Cyberbullying pilot study


The brain in response to cyberbullying: A functional MRI study of young adults witnessing cyberbullying.

We investigated the neurobiological underpinnings of cyberbullying using functional Magnetic Resonance Imaging (fMRI) to observe how the brain responds to witnessing cyberbullying.

Part of the study involved the development and testing of the CyPicS (Cyberbullying Picture Series) and gained insight into participants' personal experiences of cyberbullying and/or cybervictimisation, as well as levels of social connectedness and mental health and wellbeing.

Why was this study important?

While the links between cyberbullying and mental health outcomes are recognised, there has been limited research specifically examining links between cyberbullying and brain development in young people.
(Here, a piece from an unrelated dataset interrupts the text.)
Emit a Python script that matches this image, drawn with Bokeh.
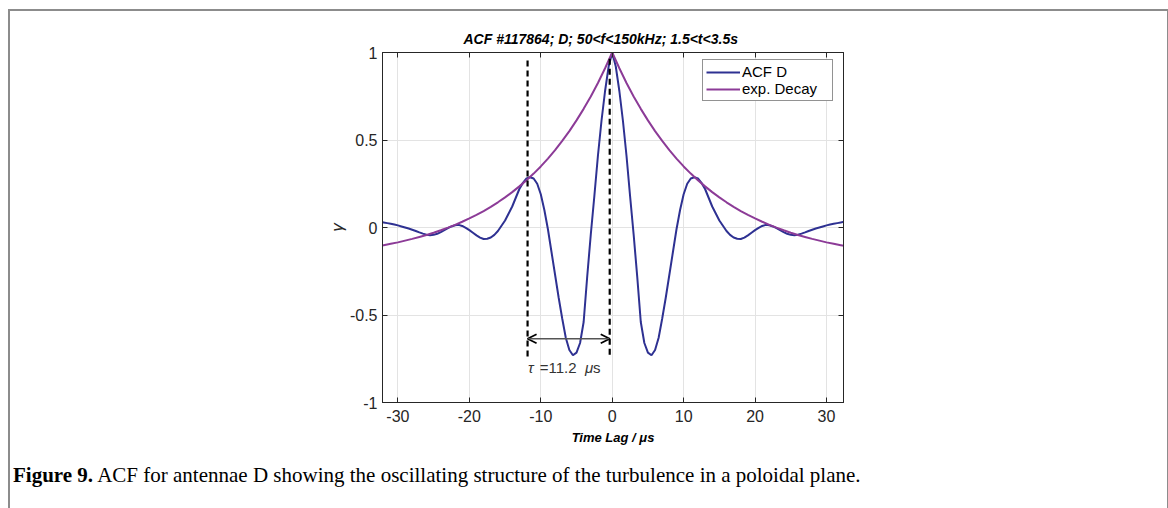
from bokeh.plotting import figure
from bokeh.layouts import column
from bokeh.models import (Range1d, LinearAxis, FixedTicker, Label, Legend, LegendItem,
                          Arrow, OpenHead, Div)
from bokeh.embed import file_html
from bokeh.resources import INLINE

# ---------------- data ----------------
lag_acf = [-32.5, -32.0, -31.5, -31.0, -30.5, -30.0, -29.5, -29.0, -28.5, -28.0,
           -27.5, -27.0, -26.5, -26.0, -25.5, -25.0, -24.5, -24.0, -23.5, -23.0,
           -22.5, -22.0, -21.5, -21.0, -20.5, -20.0, -19.5, -19.0, -18.5, -18.0,
           -17.5, -17.0, -16.5, -16.0, -15.5, -15.0, -14.5, -14.0, -13.5, -13.0,
           -12.5, -12.0, -11.5, -11.0, -10.5, -10.0, -9.5, -9.0, -8.5, -8.0,
           -7.5, -7.0, -6.5, -6.0, -5.5, -5.0, -4.5, -4.0, -3.5, -3.0,
           -2.5, -2.0, -1.5, -1.0, -0.5, 0.0, 0.5, 1.0, 1.5, 2.0,
           2.5, 3.0, 3.5, 4.0, 4.5, 5.0, 5.5, 6.0, 6.5, 7.0,
           7.5, 8.0, 8.5, 9.0, 9.5, 10.0, 10.5, 11.0, 11.5, 12.0,
           12.5, 13.0, 13.5, 14.0, 14.5, 15.0, 15.5, 16.0, 16.5, 17.0,
           17.5, 18.0, 18.5, 19.0, 19.5, 20.0, 20.5, 21.0, 21.5, 22.0,
           22.5, 23.0, 23.5, 24.0, 24.5, 25.0, 25.5, 26.0, 26.5, 27.0,
           27.5, 28.0, 28.5, 29.0, 29.5, 30.0, 30.5, 31.0, 31.5, 32.0, 32.5]
acf_d = [0.033, 0.029, 0.025, 0.021, 0.017, 0.012, 0.006, 0.000, -0.006, -0.013,
         -0.020, -0.028, -0.035, -0.041, -0.044, -0.042, -0.036, -0.026, -0.015, -0.004,
         0.006, 0.013, 0.015, 0.009, -0.002, -0.015, -0.030, -0.045, -0.058, -0.066,
         -0.064, -0.057, -0.042, -0.020, 0.010, 0.040, 0.080, 0.120, 0.170, 0.220,
         0.255, 0.280, 0.287, 0.280, 0.250, 0.190, 0.100, -0.010, -0.140, -0.270,
         -0.400, -0.520, -0.630, -0.700, -0.730, -0.715, -0.660, -0.540, -0.280, -0.040,
         0.180, 0.410, 0.610, 0.780, 0.920, 1.000, 0.920, 0.780, 0.610, 0.410,
         0.180, -0.040, -0.280, -0.540, -0.660, -0.715, -0.730, -0.700, -0.630, -0.520,
         -0.400, -0.270, -0.140, -0.010, 0.100, 0.190, 0.250, 0.280, 0.287, 0.280,
         0.255, 0.220, 0.170, 0.120, 0.080, 0.040, 0.010, -0.020, -0.042, -0.057,
         -0.064, -0.066, -0.058, -0.045, -0.030, -0.015, -0.002, 0.009, 0.015, 0.013,
         0.006, -0.004, -0.015, -0.026, -0.036, -0.042, -0.044, -0.041, -0.035, -0.028,
         -0.020, -0.013, -0.006, 0.000, 0.006, 0.012, 0.017, 0.021, 0.025, 0.029, 0.033]

lag_exp = [-32.5, -32, -31, -30, -29, -28, -27, -26, -25, -24, -23, -22, -21, -20,
           -19, -18, -17, -16, -15, -14, -13, -12, -11, -10, -9, -8, -7, -6, -5,
           -4, -3, -2, -1, 0, 1, 2, 3, 4, 5, 6, 7, 8, 9, 10, 11, 12, 13, 14, 15,
           16, 17, 18, 19, 20, 21, 22, 23, 24, 25, 26, 27, 28, 29, 30, 31, 32, 32.5]
exp_decay = [-0.105, -0.101, -0.093, -0.085, -0.075, -0.065, -0.054, -0.043, -0.030,
             -0.016, -0.001, 0.015, 0.033, 0.052, 0.072, 0.094, 0.118, 0.144, 0.172,
             0.202, 0.235, 0.270, 0.308, 0.349, 0.394, 0.442, 0.495, 0.551, 0.612,
             0.678, 0.749, 0.826, 0.910, 1.000, 0.910, 0.826, 0.749, 0.678, 0.612,
             0.551, 0.495, 0.442, 0.394, 0.349, 0.308, 0.270, 0.235, 0.202, 0.172,
             0.144, 0.118, 0.094, 0.072, 0.052, 0.033, 0.015, -0.001, -0.016, -0.030,
             -0.043, -0.054, -0.065, -0.075, -0.085, -0.093, -0.101, -0.105]

x_ticks = [-30, -20, -10, 0, 10, 20, 30]
x_tick_labels = ["-30", "-20", "-10", "0", "10", "20", "30"]
y_ticks = [-1, -0.5, 0, 0.5, 1]
y_tick_labels = ["-1", "-0.5", "0", "0.5", "1"]

series_names = ["ACF D", "exp. Decay"]
title_text = "ACF #117864; D; 50<f<150kHz; 1.5<t<3.5s"
x_label = "Time Lag / \u03bcs"
y_label = "\u03b3"
tau_sym = "\u03c4"
tau_value = "=11.2"
tau_unit_sym = "\u03bc"
tau_unit = "s"
caption_bold = "Figure 9."
caption_rest = "ACF for antennae D showing the oscillating structure of the turbulence in a poloidal plane."

# annotation positions (data units)
tau_left, tau_right = -11.85, -0.35

# ---------------- figure ----------------
AX = "#262626"
W = 1157
p = figure(width=W, height=445, output_backend="svg", toolbar_location=None,
           x_range=Range1d(-32.16, 32.38), y_range=Range1d(-1, 1),
           min_border_left=372, min_border_right=W - 372 - 461, min_border_top=41,
           min_border_bottom=54, background_fill_color="white",
           border_fill_color="white", outline_line_color=AX, outline_line_width=1)

xa = p.below[0]
ya = p.left[0]
xt = FixedTicker(ticks=x_ticks)
yt = FixedTicker(ticks=y_ticks)


def style_axis(ax, ticker, labels, ticks, show, standoff):
    ax.ticker = ticker
    ax.major_label_overrides = {t: (l if show else "") for t, l in zip(ticks, labels)}
    ax.axis_line_color = AX
    ax.major_tick_line_color = AX
    ax.major_tick_in = 5
    ax.major_tick_out = 0
    ax.minor_tick_line_color = None
    ax.major_label_text_font = "Liberation Sans"
    ax.major_label_text_font_size = "16px" if show else "1px"
    ax.major_label_text_color = AX
    ax.major_label_standoff = standoff


style_axis(xa, xt, x_tick_labels, x_ticks, True, 7)
style_axis(ya, yt, y_tick_labels, y_ticks, True, 5)
top_ax = LinearAxis()
style_axis(top_ax, xt, x_tick_labels, x_ticks, False, 3)
right_ax = LinearAxis()
style_axis(right_ax, yt, y_tick_labels, y_ticks, False, 0)
p.add_layout(top_ax, "above")
p.add_layout(right_ax, "right")

xa.axis_label = x_label
xa.axis_label_text_font = "Liberation Sans"
xa.axis_label_text_font_style = "bold italic"
xa.axis_label_text_font_size = "13px"
xa.axis_label_text_color = "black"
xa.axis_label_standoff = 5

ya.axis_label = y_label
ya.axis_label_text_font = "Liberation Sans"
ya.axis_label_text_font_style = "italic"
ya.axis_label_text_font_size = "17px"
ya.axis_label_text_color = AX
ya.axis_label_standoff = 0

p.title.text = title_text
p.title.align = "left"
p.title.offset = 81
p.title.text_font = "Liberation Sans"
p.title.text_font_style = "bold italic"
p.title.text_font_size = "14px"
p.title.text_color = "black"
p.title.standoff = 12

p.xgrid.ticker = xt
p.ygrid.ticker = yt
p.xgrid.grid_line_color = "#e3e3e3"
p.ygrid.grid_line_color = "#e3e3e3"

r1 = p.line(lag_acf, acf_d, line_color="#2E3192", line_width=2)
r2 = p.line(lag_exp, exp_decay, line_color="#8C3B97", line_width=2)

# dashed markers and tau arrow
p.line([tau_left, tau_left], [0.955, -0.745], line_color="black", line_width=2.2,
       line_dash="6 4")
p.line([tau_right, tau_right], [0.965, -0.745], line_color="black", line_width=2.2,
       line_dash="6 4")
p.add_layout(Arrow(x_start=tau_left, y_start=-0.636, x_end=tau_right, y_end=-0.636,
                   line_color="#555555", line_width=1.5,
                   start=OpenHead(size=9, line_color="black", line_width=1.8),
                   end=OpenHead(size=9, line_color="black", line_width=1.8)))
tau_style = dict(text_baseline="middle", text_font="Liberation Sans",
                 text_font_size="15px", text_color="#333333", text_align="left")
p.add_layout(Label(x=-11.78, y=-0.80, text=tau_sym, text_font_style="italic", **tau_style))
p.add_layout(Label(x=-10.15, y=-0.80, text=tau_value, **tau_style))
p.add_layout(Label(x=-3.8, y=-0.80, text=tau_unit_sym, text_font_style="italic", **tau_style))
p.add_layout(Label(x=-2.7, y=-0.80, text=tau_unit, **tau_style))

legend = Legend(items=[LegendItem(label=series_names[0], renderers=[r1]),
                       LegendItem(label=series_names[1], renderers=[r2])],
                location=(320, 301), orientation="vertical",
                border_line_color=AX, border_line_width=1,
                background_fill_color="white", background_fill_alpha=1,
                padding=3, spacing=0, margin=0, glyph_width=34, glyph_height=16,
                label_height=16, label_width=87, label_standoff=2,
                label_text_font="Liberation Sans", label_text_font_size="15px",
                label_text_color="black")
p.add_layout(legend)

caption = Div(text=('<div style="font-family: \'Liberation Serif\', serif; font-size: 21px; '
                    'line-height: 24px; color: #000; padding: 7px 0 0 3px; white-space: nowrap;">'
                    '<b>' + caption_bold + '</b> ' + caption_rest + '</div>'),
              width=W, height=52, margin=(0, 0, 0, 0))

layout = column(p, caption, spacing=0, margin=(9, 0, 0, 8),
                styles={"border-top": "2px solid #8c8c8c",
                        "border-left": "2px solid #8c8c8c",
                        "border-right": "2px solid #8c8c8c"})

open("out.html", "w").write(file_html(layout, INLINE))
Research has investigated the role of cyberbystanders, but little research has used real-time scenarios to measure how young people respond or react to cyberbullying.

The study is the first to use fMRI to examine brain activation in cyberbystanders, and will help researchers understand the neurobiological underpinnings that may be associated with cyber-victim/bully status and outcomes.

Research outcomes

The Cyberbullying Picture Series (CyPicS): Developed for Use in Cyberbullying and Cyberbystander Research

While research has examined cyber-bullying bystander responses in a traditional sense, there is a dearth of research regarding responses of in a real-time situation, such as observing a cyberbullying scenario. This article describes a novel protocol designed to develop a series of images to be used to undertake research that aims to examine cyberbystander responses

Neurobiological underpinnings of cyberbullying: A pilot functional Magnetic Resonance Imaging study

Key findings: Witnessing online bullying activates responses across many regions of the young adult brain, including regions linked to social and emotional processing. Females had a greater response in the brain region associated with empathy. Those with no prior experience of cyberbullying showed a greater response in the area of the brain responsible for feeling self-conscious.

Read our news item on this study

Elucidating the neurobiology of cyberbullying using functional Magnetic Resonance Imaging (fMRI): A hypothesis

Key findings: There is a gap in research that uses functional MRI to examine the brain activation that occurs while a cyberbystander witnesses cyberbullying. This research paper establishes the first protocol for such research.